Most of us only think about money when there’s a problem, and so it becomes associated with those negative thoughts, even before you’ve seen your balance. By building money into your daily routine, you can decouple money from stress. So, check in everyday, even if you’re feeling fine. And hey, seeing that you’re on track with your budgets might start to create that feel-good buzz of a positive relationship with your money.
In the same way, the word ‘budget’ doesn’t have to be a negative. It’s often associated with targets, and the possibility of missing them. But, if you associate it with your goals and what you’re aiming for, it can transform into something exciting – something you can really get behind!
Meditation studies professor, Lodro Rinzler, suggests that the morning is the best time to check in! The mind “has a certain freshness to it in the morning, says Rinzler, but “the best time of day to do it is the time of day you can consistently do it.” When you've first woken up, you haven't set a spending pattern for the day yet, so you can focus on your long-term money goals.

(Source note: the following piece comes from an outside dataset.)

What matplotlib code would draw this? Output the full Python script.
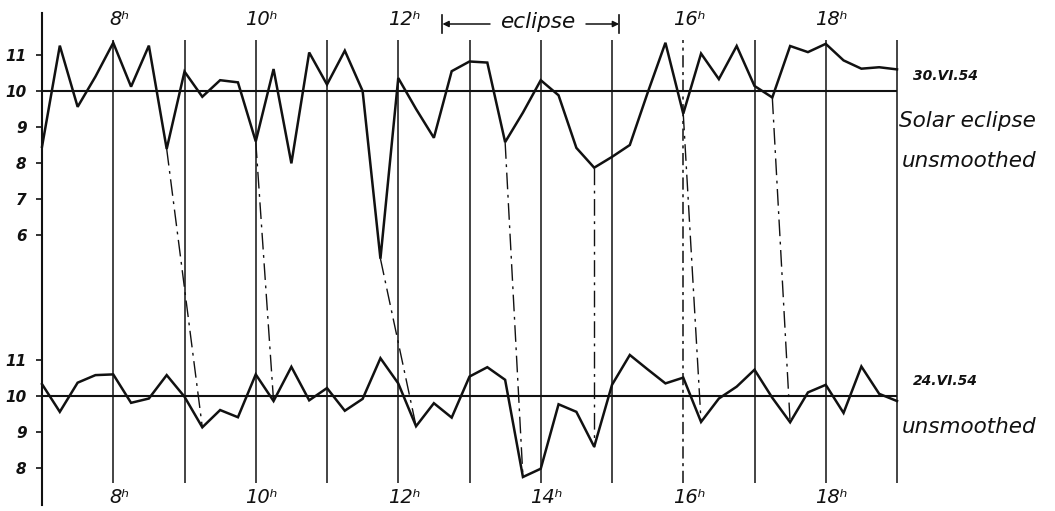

7. Check yourself before you check your bank balance
You can’t start fresh before understanding and forgiving your past behaviour. To do that, it’s time to get personal with your money fears and ask some of the big questions. Why don’t I want to check in with my money? What am I really afraid of? By answering these questions, you can uncover the link between money and negative thoughts.
Once you’ve asked some of the tough questions, try flipping it and ask yourself what positive outcomes could come from mastering your money. What are the best experiences money’s given me? What is my money goal, and which small wins can get me there faster?
Finally, go for a walk in the park and listen to the birds chirping. Check out how bird music is great for relaxation, stress and anxiety.
8. Know the signs and stop them in their tracks
From online shopping to boutique hopping, impulse buying is more than just about the purchase. A lot of the time, it’s about getting that kick of dopamine, that quick rush at the click of a button or the tap of your card. Sure, this feeling is great for a speedy de-stress, but in the long-run it won’t leave you feeling zen.
So, how can we spot the signs of an impulse buy versus a genuine need? It’s a tricky one! Like tip 7, it’s always best to question yourself first. Ask yourself if you’re spending out of habit or with intention, and importantly, if the buy will bring you joy!
So, how do we get out of the funk of spending equals de-stressing? Try writing down what you were going to purchase, and then wait a day or two. Ask yourself: Do I actually want this thing, or was it all for the rush? Would I rather this item now or would I prefer putting it towards that trip I’ve been planning? By delaying the purchase, you’re able to re-approach it with a clear mind.
Basically, it’s about being mindful with your money. Give it a second thought, and if you still want it, then go for it.
So, while we know money mindfulness might seem miles away, we hope you feel one step closer to enlightenment! Whether you use a tool like ApTap to get to know your spending and budgets, or you’re chatting with friends about your money goals – we really hope you’re feeling more zen!